# Work to be completed:
Reproduce each line of the listing exactly.

○ ○ ○

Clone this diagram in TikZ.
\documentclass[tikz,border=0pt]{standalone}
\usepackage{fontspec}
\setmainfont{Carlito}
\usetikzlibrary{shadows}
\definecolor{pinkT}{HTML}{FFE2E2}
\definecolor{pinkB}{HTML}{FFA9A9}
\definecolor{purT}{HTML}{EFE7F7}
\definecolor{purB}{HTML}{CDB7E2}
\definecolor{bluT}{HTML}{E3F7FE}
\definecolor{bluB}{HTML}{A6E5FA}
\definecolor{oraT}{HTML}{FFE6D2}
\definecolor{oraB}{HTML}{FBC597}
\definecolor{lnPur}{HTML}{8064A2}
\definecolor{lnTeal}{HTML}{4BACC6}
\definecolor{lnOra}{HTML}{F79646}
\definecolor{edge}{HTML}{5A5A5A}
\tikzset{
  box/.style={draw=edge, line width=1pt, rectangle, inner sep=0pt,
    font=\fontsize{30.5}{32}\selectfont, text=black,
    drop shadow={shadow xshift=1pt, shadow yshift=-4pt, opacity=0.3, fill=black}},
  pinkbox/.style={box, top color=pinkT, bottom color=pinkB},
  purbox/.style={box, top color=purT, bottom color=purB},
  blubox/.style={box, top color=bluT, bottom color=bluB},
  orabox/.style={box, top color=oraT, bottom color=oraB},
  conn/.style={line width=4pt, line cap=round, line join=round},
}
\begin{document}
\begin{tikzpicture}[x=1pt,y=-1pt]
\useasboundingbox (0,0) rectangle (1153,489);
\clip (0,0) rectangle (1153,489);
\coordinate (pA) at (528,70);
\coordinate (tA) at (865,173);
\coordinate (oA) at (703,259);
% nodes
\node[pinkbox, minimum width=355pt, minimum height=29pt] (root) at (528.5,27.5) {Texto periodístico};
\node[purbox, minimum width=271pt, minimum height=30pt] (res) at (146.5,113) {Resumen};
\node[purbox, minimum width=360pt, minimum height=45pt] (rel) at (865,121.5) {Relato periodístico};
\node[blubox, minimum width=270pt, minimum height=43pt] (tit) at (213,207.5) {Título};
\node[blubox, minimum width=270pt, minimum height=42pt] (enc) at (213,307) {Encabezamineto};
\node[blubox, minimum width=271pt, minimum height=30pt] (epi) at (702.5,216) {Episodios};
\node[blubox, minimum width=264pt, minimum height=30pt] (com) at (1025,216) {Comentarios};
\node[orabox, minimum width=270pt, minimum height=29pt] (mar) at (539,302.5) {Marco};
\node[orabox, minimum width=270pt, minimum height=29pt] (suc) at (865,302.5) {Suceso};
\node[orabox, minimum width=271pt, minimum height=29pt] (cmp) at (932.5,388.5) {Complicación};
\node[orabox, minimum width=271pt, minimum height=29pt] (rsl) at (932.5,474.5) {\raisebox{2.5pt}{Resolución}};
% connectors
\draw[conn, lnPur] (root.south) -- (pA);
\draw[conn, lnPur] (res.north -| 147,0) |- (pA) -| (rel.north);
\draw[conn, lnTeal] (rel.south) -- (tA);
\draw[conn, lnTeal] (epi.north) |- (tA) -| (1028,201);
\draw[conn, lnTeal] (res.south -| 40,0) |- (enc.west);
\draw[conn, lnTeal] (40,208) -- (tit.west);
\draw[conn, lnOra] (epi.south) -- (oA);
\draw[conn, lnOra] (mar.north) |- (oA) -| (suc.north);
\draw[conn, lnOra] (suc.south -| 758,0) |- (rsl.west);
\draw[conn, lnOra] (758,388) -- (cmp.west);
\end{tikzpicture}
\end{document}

○ ○ ○

# Answer for this exercise:
Clone this diagram in TikZ.
\documentclass[tikz,border=0pt]{standalone}
\usepackage{fontspec}
\setmainfont{Carlito}
\usetikzlibrary{shadows}
\definecolor{pinkT}{HTML}{FFE2E2}
\definecolor{pinkB}{HTML}{FFA9A9}
\definecolor{purT}{HTML}{EFE7F7}
\definecolor{purB}{HTML}{CDB7E2}
\definecolor{bluT}{HTML}{E3F7FE}
\definecolor{bluB}{HTML}{A6E5FA}
\definecolor{oraT}{HTML}{FFE6D2}
\definecolor{oraB}{HTML}{FBC597}
\definecolor{lnPur}{HTML}{8064A2}
\definecolor{lnTeal}{HTML}{4BACC6}
\definecolor{lnOra}{HTML}{F79646}
\definecolor{edge}{HTML}{5A5A5A}
\tikzset{
  box/.style={draw=edge, line width=1pt, rectangle, inner sep=0pt,
    font=\fontsize{30.5}{32}\selectfont, text=black,
    drop shadow={shadow xshift=1pt, shadow yshift=-4pt, opacity=0.3, fill=black}},
  pinkbox/.style={box, top color=pinkT, bottom color=pinkB},
  purbox/.style={box, top color=purT, bottom color=purB},
  blubox/.style={box, top color=bluT, bottom color=bluB},
  orabox/.style={box, top color=oraT, bottom color=oraB},
  conn/.style={line width=4pt, line cap=round, line join=round},
}
\begin{document}
\begin{tikzpicture}[x=1pt,y=-1pt]
\useasboundingbox (0,0) rectangle (1153,489);
\clip (0,0) rectangle (1153,489);
\coordinate (pA) at (528,70);
\coordinate (tA) at (865,173);
\coordinate (oA) at (703,259);
% nodes
\node[pinkbox, minimum width=355pt, minimum height=29pt] (root) at (528.5,27.5) {Texto periodístico};
\node[purbox, minimum width=271pt, minimum height=30pt] (res) at (146.5,113) {Resumen};
\node[purbox, minimum width=360pt, minimum height=45pt] (rel) at (865,121.5) {Relato periodístico};
\node[blubox, minimum width=270pt, minimum height=43pt] (tit) at (213,207.5) {Título};
\node[blubox, minimum width=270pt, minimum height=42pt] (enc) at (213,307) {Encabezamineto};
\node[blubox, minimum width=271pt, minimum height=30pt] (epi) at (702.5,216) {Episodios};
\node[blubox, minimum width=264pt, minimum height=30pt] (com) at (1025,216) {Comentarios};
\node[orabox, minimum width=270pt, minimum height=29pt] (mar) at (539,302.5) {Marco};
\node[orabox, minimum width=270pt, minimum height=29pt] (suc) at (865,302.5) {Suceso};
\node[orabox, minimum width=271pt, minimum height=29pt] (cmp) at (932.5,388.5) {Complicación};
\node[orabox, minimum width=271pt, minimum height=29pt] (rsl) at (932.5,474.5) {\raisebox{2.5pt}{Resolución}};
% connectors
\draw[conn, lnPur] (root.south) -- (pA);
\draw[conn, lnPur] (res.north -| 147,0) |- (pA) -| (rel.north);
\draw[conn, lnTeal] (rel.south) -- (tA);
\draw[conn, lnTeal] (epi.north) |- (tA) -| (1028,201);
\draw[conn, lnTeal] (res.south -| 40,0) |- (enc.west);
\draw[conn, lnTeal] (40,208) -- (tit.west);
\draw[conn, lnOra] (epi.south) -- (oA);
\draw[conn, lnOra] (mar.north) |- (oA) -| (suc.north);
\draw[conn, lnOra] (suc.south -| 758,0) |- (rsl.west);
\draw[conn, lnOra] (758,388) -- (cmp.west);
\end{tikzpicture}
\end{document}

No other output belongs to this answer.